Opposition finance critic Keith Hutchings (“N.L. doesn’t need a carbon tax,” The Telegram, May 12) has a right to be frustrated that the Ball government has no answers about how much a carbon tax will cost families in Newfoundland and Labrador. Despite the federal Conservatives repeatedly asking the Trudeau Liberal government for a price tag for the tax, the true cost is still a secret.
Some numbers are available, however. In “Economic and Fiscal Outlook,” the April 23, 2018 report from the Office of the Parliamentary Budget Officer, it was projected that a federal carbon tax will lower Canada’s GDP by about $10 billion in 2022 compared to a scenario without the tax.
And what do we get for this sacrifice?
Environment and Climate Change Canada conclude that the implementation of carbon pricing (taxes plus emissions trading), if done in all provinces and territories, will lower Canada’s greenhouse gas emissions in 2022 by 80-90 million tonnes below that which would otherwise be the case.
Dr.
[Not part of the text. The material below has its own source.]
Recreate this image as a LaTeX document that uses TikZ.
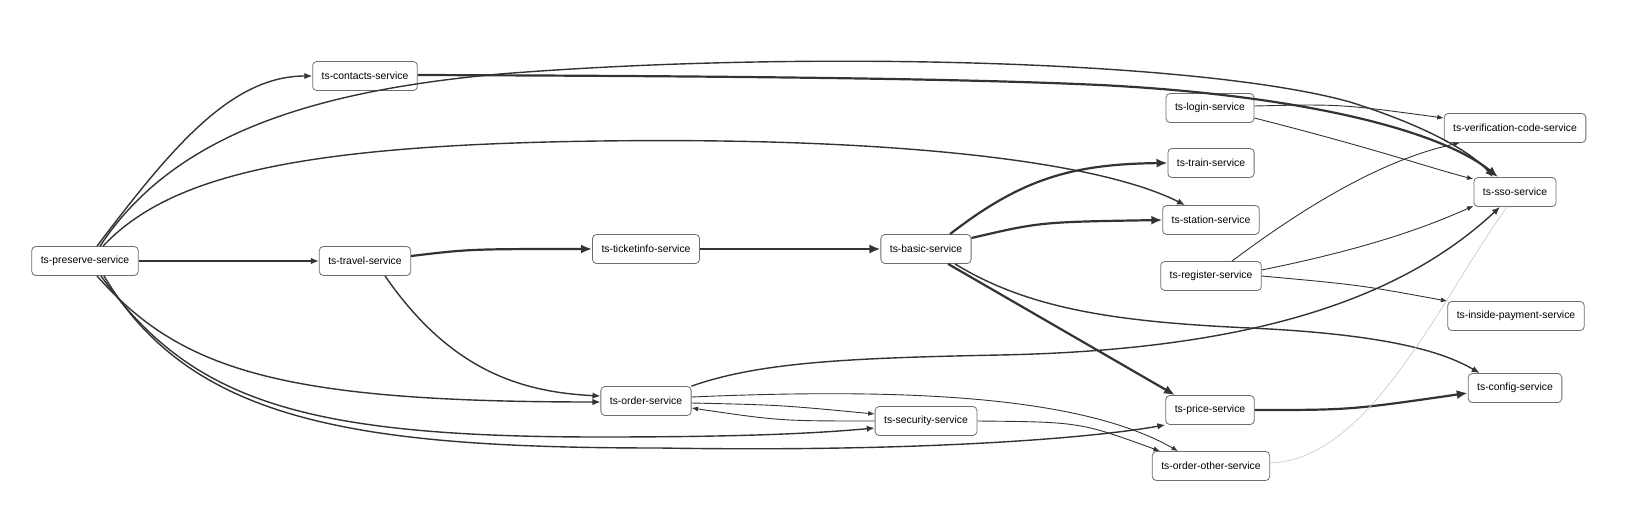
\documentclass[tikz,border=0pt]{standalone}
\usepackage{fontspec}
\setmainfont{Liberation Sans}
\usepackage{tikz}
\usetikzlibrary{arrows.meta}
\usetikzlibrary{positioning}

\definecolor{edgegray}{HTML}{333333}
\definecolor{boxgray}{HTML}{6E6E6E}
\definecolor{ghost}{HTML}{CCCCCC}

\begin{document}
\begin{tikzpicture}[
    x=1pt, y=-1pt,
    every node/.style={font=\fontsize{10.4}{12}\selectfont},
    svc/.style={
        draw=boxgray,
        line width=0.8pt,
        rounded corners=4pt,
        fill=white,
        inner xsep=9pt,
        minimum height=29pt
    },
    heavy/.style={-{Latex[length=11pt,width=9pt]}, draw=edgegray, line width=2.2pt},
    link/.style={-{Latex[length=8pt,width=6.5pt]}, draw=edgegray, line width=1.4pt},
    light/.style={-{Latex[length=6.5pt,width=5pt]}, draw=edgegray, line width=0.9pt},
    faint/.style={draw=ghost, line width=0.7pt}
]
\useasboundingbox (0,0) rectangle (1641,525);

% Services
\node[svc] (preserve) at (85,261) {ts-preserve-service};
\node[svc] (contacts) at (365,76) {ts-contacts-service};
\node[svc] (travel) at (365,261) {ts-travel-service};
\node[svc] (ticketinfo) at (646,249) {ts-ticketinfo-service};
\node[svc] (basic) at (926,249) {ts-basic-service};
\node[svc] (order) at (646,401) {ts-order-service};
\node[svc] (security) at (926,421) {ts-security-service};

\node[svc] (login) at (1210,108) {ts-login-service};
\node[svc] (train) at (1211,163) {ts-train-service};
\node[svc] (station) at (1211,220) {ts-station-service};
\node[svc] (register) at (1211,276) {ts-register-service};
\node[svc] (price) at (1210,410) {ts-price-service};
\node[svc] (orderother) at (1211,466) {ts-order-other-service};

\node[svc] (verify) at (1515,128) {ts-verification-code-service};
\node[svc] (sso) at (1515,192) {ts-sso-service};
\node[svc] (payment) at (1516,316) {ts-inside-payment-service};
\node[svc] (config) at (1515,388) {ts-config-service};

% Calls from preserve
\draw[link] ([xshift=12pt]preserve.north) .. controls (170,150) and (230,76) .. (contacts.west);
\draw[link] ([xshift=15pt]preserve.north) .. controls (170,140) and (300,92) .. (500,74)
    .. controls (800,50) and (1200,60) .. (1350,102)
    .. controls (1420,124) and (1470,150) .. ([xshift=-22pt]sso.north);
\draw[link] ([xshift=18pt]preserve.north) .. controls (170,175) and (300,145) .. (600,141)
    .. controls (900,137) and (1100,162) .. ([xshift=-26pt]station.north);
\draw[link] (preserve.east) -- (travel.west);
\draw[link] ([xshift=12pt]preserve.south) .. controls (180,370) and (280,402) .. ([yshift=-1pt]order.west);
\draw[link] ([xshift=16pt]preserve.south) .. controls (190,400) and (300,437) .. (600,437)
    .. controls (750,437) and (820,433) .. ([yshift=-7pt]security.west);
\draw[link] ([xshift=19pt]preserve.south) .. controls (190,420) and (350,448) .. (660,448)
    .. controls (900,452) and (1080,440) .. (price.south west);

% Main chain
\draw[heavy] ([yshift=5pt]travel.east) .. controls (470,249) .. (ticketinfo.west);
\draw[link] ([xshift=20pt]travel.south) .. controls (450,370) and (520,392) .. ([yshift=5pt]order.west);
\draw[heavy] (ticketinfo.east) -- (basic.west);
\draw[heavy] ([xshift=24pt]basic.north) .. controls (1020,180) and (1070,164) .. (train.west);
\draw[heavy] ([yshift=11pt]basic.east) .. controls (1040,222) .. (station.west);
\draw[heavy] ([xshift=22pt]basic.south) -- ([xshift=-35pt]price.north);
\draw[link] ([xshift=29pt]basic.south) .. controls (1030,310) and (1120,322) .. (1250,328)
    .. controls (1380,334) and (1440,350) .. ([xshift=12pt]config.north west);
\draw[heavy] (price.east) .. controls (1350,410) .. ([yshift=-5pt]config.west);

% Contacts, login, register
\draw[heavy] ([yshift=1pt]contacts.east) .. controls (700,76) and (950,78) .. (1100,85)
    .. controls (1300,95) and (1440,130) .. ([xshift=-17pt]sso.north);
\draw[light] ([yshift=2pt]login.east) .. controls (1340,104) .. ([yshift=10pt]verify.west);
\draw[light] ([yshift=-10pt]login.east) .. controls (1380,150) and (1430,168) .. ([yshift=-2pt]sso.north west);
\draw[light] ([xshift=21pt]register.north) .. controls (1300,210) and (1380,160) .. ([xshift=16pt]verify.south west);
\draw[light] ([yshift=6pt]register.east) .. controls (1360,250) and (1420,230) .. ([yshift=1pt]sso.south west);
\draw[light] (register.east) .. controls (1360,285) .. (payment.north west);

% Order side
\draw[link] (order.north east) .. controls (760,362) and (850,358) .. (1000,355)
    .. controls (1250,350) and (1400,300) .. ([xshift=-15pt]sso.south);
\draw[light] ([yshift=-2pt]order.east) .. controls (780,405) .. ([yshift=7pt]security.west);
\draw[light] (security.west) .. controls (780,421) .. ([yshift=-7pt]order.east);
\draw[light] ([yshift=4pt]order.east) .. controls (900,388) and (1080,395) .. ([xshift=-33pt]orderother.north);
\draw[light] (security.east) .. controls (1080,422) .. ([xshift=8pt]orderother.north west);
\draw[faint] ([yshift=3pt]orderother.east) .. controls (1370,460) and (1440,300) .. ([xshift=-8pt]sso.south);

\end{tikzpicture}
\end{document}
Patrick Michaels, director of the Center for the Study of Science at the Washington, D.C.-based Cato Institute explains that a reduction of 90 million tonnes per year will result in between 0.001 and 0.002 degree C less planetary warming by 2100 than would otherwise occur, according to the model employed by the U.S. Environmental Protection Agency.
Is possibly altering our planet’s temperature by thousandths of a degree worth a loss of $10 billion to our economy?